While it is not thought that Reid is an important member of Al-Qa'eda, according to American investigators he could have significant information on the network's organisation and on the logistical support it receives in Western Europe, which the current French arrests are designed to investigate.

The Paris arrests came following two further series of arrests of alleged Islamists in the Paris suburbs last weekend.

On 25 November, 100 police encircled an apartment in the north Paris suburb of Seine-Saint-Denis at six in the morning, arresting 27-year-old Franco-Algerian national Slimane Khalfaoui and five others, including two women, wanted in connection with planning a failed terrorist attack in Strasbourg in Eastern France during Christmas 2000.

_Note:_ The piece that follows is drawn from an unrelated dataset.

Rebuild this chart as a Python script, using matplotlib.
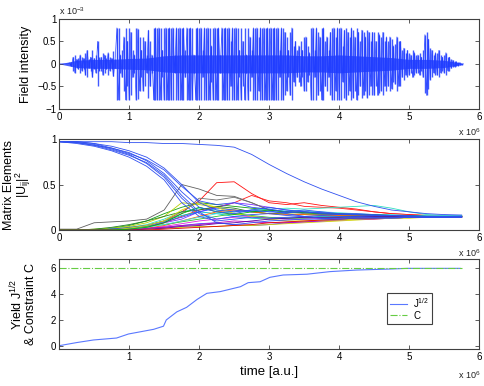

Four men of Algerian nationality, described as being members of an Islamist terrorist group with connections to Ossama Bin Laden's Al-Qa'eda network, of which Khalfaoui is also accused of being a member, have already been arrested by German police in Frankfurt.

During the weekend of 22 and 23 November a second series of arrests of a further five suspects were also made in northern Paris and in the suburbs.

French police said that the five were members of a network dealing in false identity papers that had been under surveillance for some time. The arrests came when it was discovered that Redouane Daoud, wanted in the Netherlands on terrorism charges and alleged to be connected with the killing of Afghan leader Ahmed Shah Massoud in 2001, was a part of this network.

According to French authorities there is "no connection" between the three series of arrests, which have now led to the detention of some 20 people on charges related to Islamist terrorism in Paris over the past week alone.

A spokesman said the operations had taken place at the same time "by chance", there being "no link" between them. However, "since the terrorist threat is continuing, even if imprecise, we cannot take the risk of letting jihadists trained in Afghanistan loose."

The police operations, which come following renewed fears of Islamist terrorist attacks in Europe over the Christmas period, were described by French Interior Minister Nicolas Sarkozy as having been "very well done", testifying to the "quality of the French intelligence services".

On 12 November a new tape, allegedly of Ossama Bin Laden and released to the world's media, promised new Al-Qa'eda attacks in Europe. According to a report by the French Intelligence Services made public on 14 November, the threat of Al-Qa'eda attacks is greatest in the United Kingdom, which has strongly backed the US-led war on terrorism, followed by continental European countries.

Few details have been released of the latest arrests, or of the connections between the first group of detainees and Richard Reid. However, a business card found on Reid after his arrest bore the name of a Pakistani restaurant near the mosque in Paris targeted for last week's arrests.

Pakistani national and Muslim Imam Ghulam- Mustafa Rama, arrested in June, is alleged to be a senior figure in the Lashkar-e-Taiba movement, described as being linked to terrorist acts in Kashmir and part of the International Islamic Front for Holy War against Jews and Crusaders, a group linked to Ossama Bin Laden's Al-Qa'eda network that sends volunteers from Europe to Pakistan for training, allegedly in terrorist- style attacks.

Reid himself is currently being detained in the United States and pleaded guilty to eight charges before a judge in Boston on 4 October, describing himself as "on the side of Ossama Bin Laden" and "an enemy of your country [the United States]". Reid's guilty plea means that he will now be sentenced without trial in January 2003. He pleaded guilty, according to his lawyers, in order to avoid the publicity of a trial and the negative impact this could have on his family.

According to the FBI, Reid's home-made bomb, if placed next to the fuselage of the plane and successfully detonated, could have been enough to cause a large hole, potentially endangering the plane. Had he used a lighter instead of matches to light the bomb used in the attack, he would probably have been successful.